Later, when Rutledge is in a small cramped room with Towers, he takes off his shirt to tend to his wound. He reveals his chiseled body, and there's an underlining sexual tension that Ford subtly handles. But the sequence is sexually charged in a way that amplifies the tension between a white woman and a bare-chested Black man. No doubt the film was banned in the south (and other parts of the country) by some theater owners as being too explicit and offensive for audiences.
Even the final happy ending has a bitter edge: Rutledge never thanks Cantrell for being his defense lawyer and goes straight back to leading his Buffalo Soldiers out for another tour of duty. Though Rutledge and his men march by and smile when they see Hunter and Towers kissing, there's no sentimentality or hopeful message. The film suggests that though a Black man was found innocent, racial tensions will always exist; so what is the use of pretending that all is suddenly well? The same thing will happen again to another Black man and he probably won't be as lucky as Rutledge.

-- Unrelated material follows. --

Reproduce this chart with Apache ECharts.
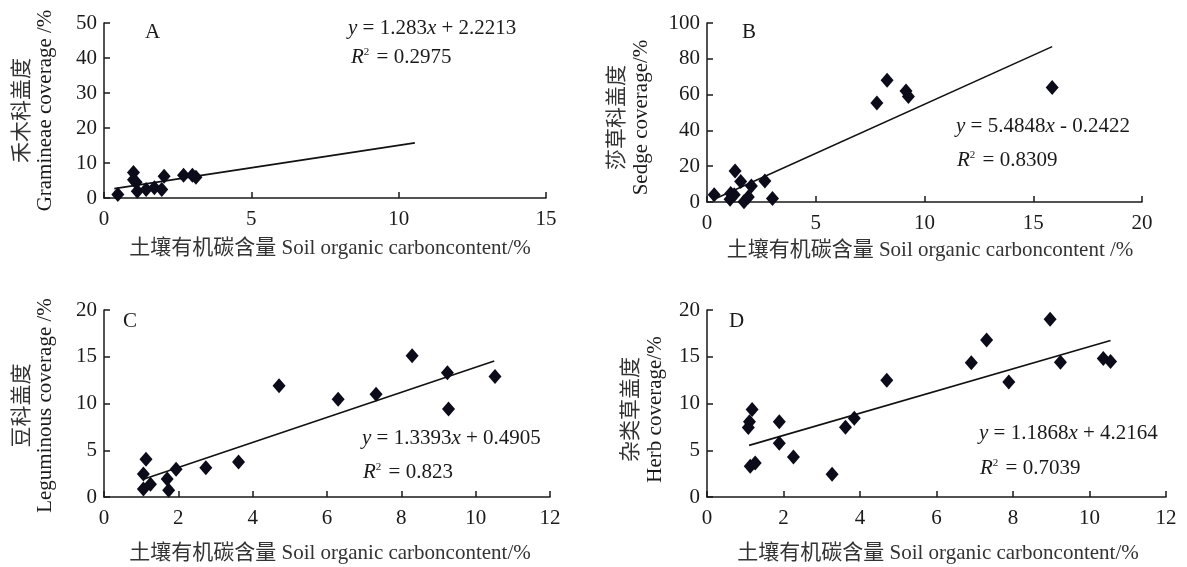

Strode is perfectly cast and gives a powerful performance in one of the very few lead roles he ever played. However, it's interesting to note how Strode was treated in other Ford films. As Pompey in "Liberty Valance" he is John Wayne's hired hand and eventual savior, though his part does not stray far from the submissive stereotypical Black lackey role. In fact, James Stewart complained to Ford that he felt Strode's outfit in the film was too stereotyped. In "Two Rode Together," Strode plays a small role as a Native-American warrior and, in "Seven Women," which is set in 1935 China, Strode plays a Mongolian warlord who terrorizes the Christian missionary women main characters being held captive. The character of Rutledge was in many ways an exception for Strode and Ford, and one that would not be repeated.
"Sergeant Rutledge" was also one of the first times in which a Black man was seen as a cowboy or an Army soldier, and not as a slave, a cook, or a Pullman porter in a Hollywood feature Western. There were a few Black Westerns made during the "race films" era of the 1940s, such as "The Bronze Buckaroo" and "Harlem Rides the Range," but never before had a Black man been the lead character in a Hollywood studio Western film.
Warner Bros. obviously thought that the audience wouldn't be able to handle it. The studio even tried to trick audiences into thinking that the film was about the white characters. In the film's trailer, Strode is given third billing. And in the film's opening credits, he's not given a single credit like Hunter and Powers but is listed in the credits at the top among other actors grouped together. Even worse is the poster for the film on which Strode appears, though his name is listed fourth and in small letters.
Not surprisingly and given the subject matter as well as the era in which it was made and released, "Sergeant Rutledge" was not a box office success either though it did get genuinely respectful reviews. However, it must have made a real impact on Ford himself, since, in the early 1970s, he planned to come out of retirement with a new film about the life of the first Black graduate of West Point, Henry Flipper. But with his ill health and advancing age, the project was dropped and Ford passed away in 1974.
"Sergeant Rutledge" needs to be rediscovered and appreciated for being a remarkable film from its time, and during a point in Ford's career where he was exploring new themes and ideas. Though it has many Fordian themes and visual trademarks (Monument Valley makes a majestic appearance), it also marks a different Ford film, one which not only looks at the past but examines the false narratives that have hidden the truth.